Sometimes helping the team looks really weird

Wake Forest v Notre Dame

One of the great things about college football - historically and still today - is the opportunities it creates for unconventional players and stories that have outsized impacts on the game. This week we’ll highlight a few players with unusual backgrounds before, during and/or after their time with the Notre Dame Fighting Irish and shoutout their accomplishments. People forget...

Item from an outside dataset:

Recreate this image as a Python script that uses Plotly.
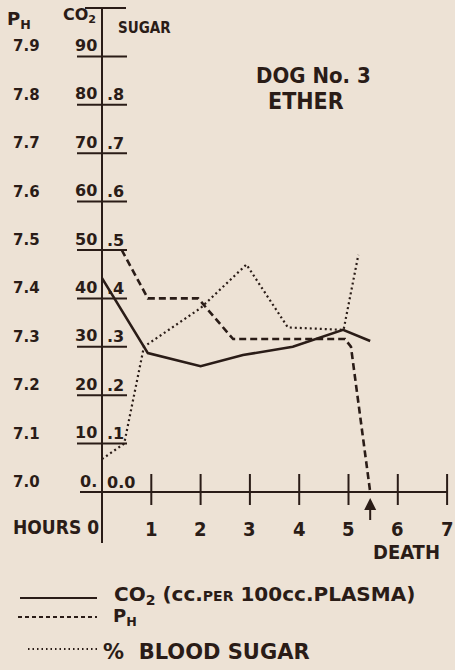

Shane Walton Came to Notre Dame as a Soccer Player

Shane Walton emerged in his last year as one of the top defensive backs in the country - in 2002 he had seven interceptions, including two pick-sixes, as part of a dominant defensive unit that basically served as the team’s offense for much of that fun-but-bizarre season. One would think such an accomplished player would have been highly sought after in his recruitment, but in fact Walton first came to Notre Dame to play an entirely different kind of football.

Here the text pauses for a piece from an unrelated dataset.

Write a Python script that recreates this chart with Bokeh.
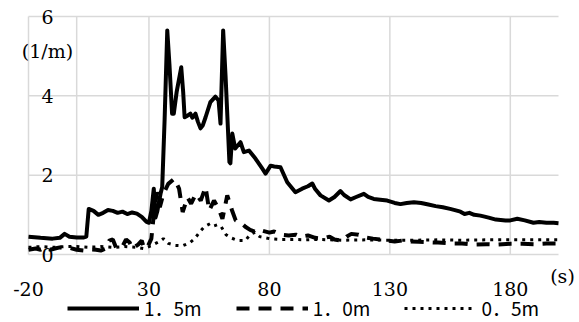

Michigan v Notre Dame Photo by Jonathan Daniel/Getty Images

Walton was in fact a quite promising soccer prospect, having been named Big East freshman of the year in 1998, but Davie-era roster famine created an opportunity for him to walk on and become a key contributor on the Irish defense, and Walton boldly made the jump.

Notre Dame’s corner depth is no longer a huge problem, but is too late to check whether anyone on the soccer team can be a body at safety?

John Goodman’s 2012

John Goodman’s career had a weird trajectory - always on the edge of significant playing time but never quite getting there, he had a number of big moments in an Irish uniform even though his career numbers never added up to very much. Never was this contrast more stark than in 2012, when Goodman had only seven receptions - but those receptions added up to 159 yards (22.7 per catch) and three were touchdowns. Two of those touchdowns, I might add, were one-handed catches with defenders draped all over him. Even Brent Musburger harped on Goodman’s feast-or-famine season throughout his broadcasts, noting Everett Golson’s penchant for rolling to the right before making a deep heave to the senior wideout on the other side of the field.

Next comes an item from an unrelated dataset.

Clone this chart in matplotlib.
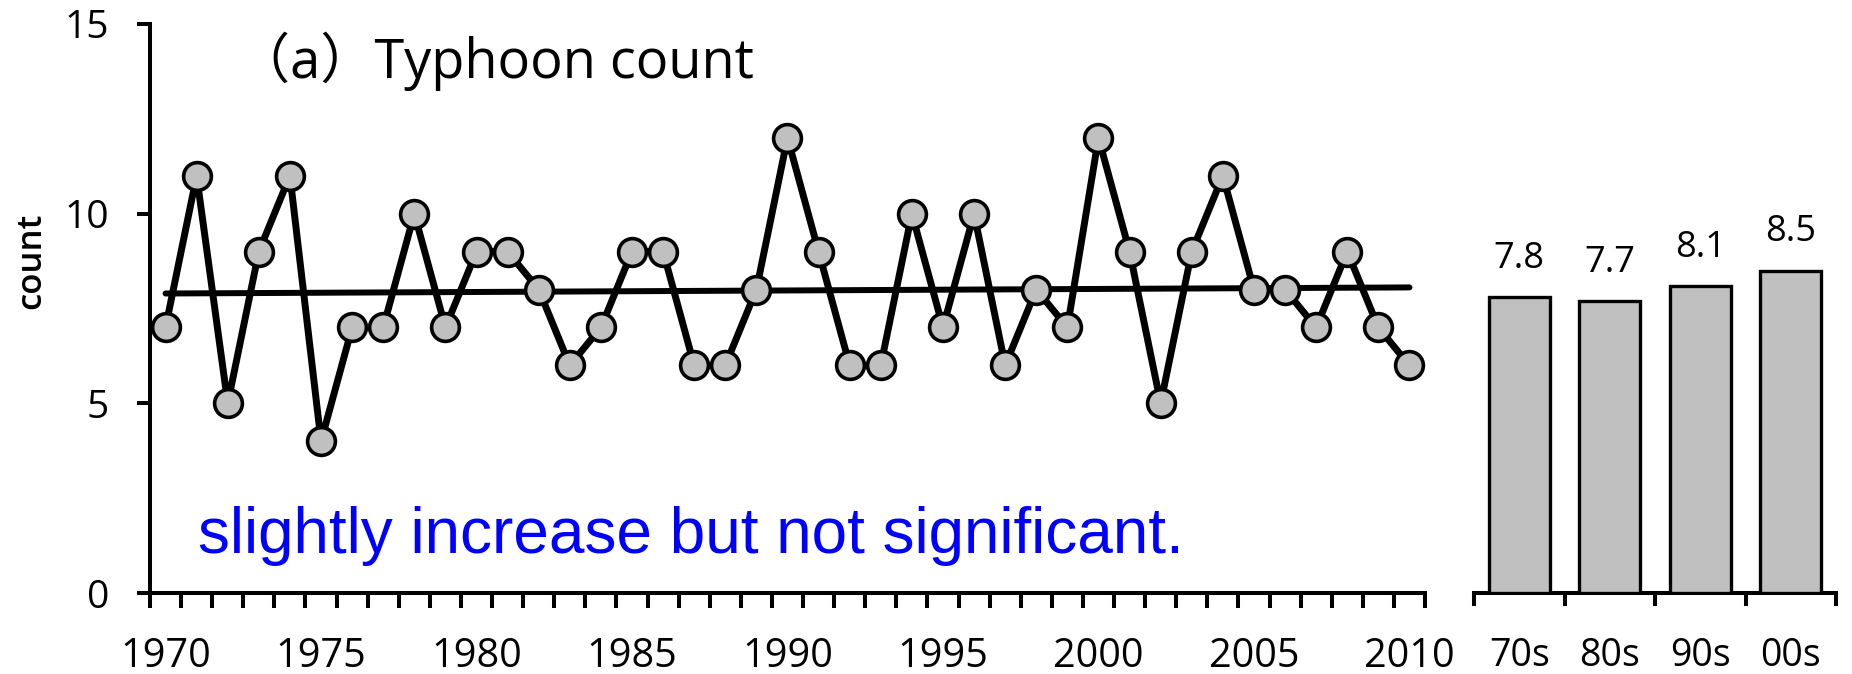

Notre Dame v Michigan State Photo by Gregory Shamus/Getty Images

Goodman also had an amusingly consistent role on special teams for Notre Dame, namely as a punt returner whose more-or-less explicit job was to never return punts. Across his time as a returner (Davonte Neal took most of the punts in 2012 with Goodman subbing in occasionally, but Goodman was the primary returner in 2010-11) Goodman averaged three yards on 26 returns. If that seems like a small sample size, it’s because Goodman fair caught the vast majority of punts that went his way, usually without even thinking of attempting a return. It’s good to know what you can do.

Jarious Jackson Nearly Got an NFL Europe Ring

Jarious Jackson endeared himself to Notre Dame fans with his dynamic and gutsy play at quarterback in the 1998 and 1999 seasons. After a year as a backup with the Denver Broncos, Jackson was considered a long shot for a productive NFL future and was thus a prime candidate to take part in its NFL Europe venture, then in its ninth of fifteen seasons. The league was widely seen as an opportunity for players such as Jackson to prove themselves, and he took the leap.

Jarious Jackson

In 10 games with the Barcelona Dragons, Jackson passed for 1,544 yards and 13 touchdowns, good for an 85.9 passer rating and enough to carry the Dragons to World Bowl IX. Jackson had put the Dragons ahead of the Berlin Thunder 17-10 in the fourth quarter, before the Berliners mounted 14 unanswered points to take home the ring.

Jackson returned to the Broncos after his sojourn in Europe but never was able to gain a starting role, eventually moving to the Canadian Football League in 2005, where he became a multi-year starter for the BC Lions. He may have never made it the highest levels of the game, but Jackson deserves credit for his determination spread the gridiron gospel to the farthest corners of the world.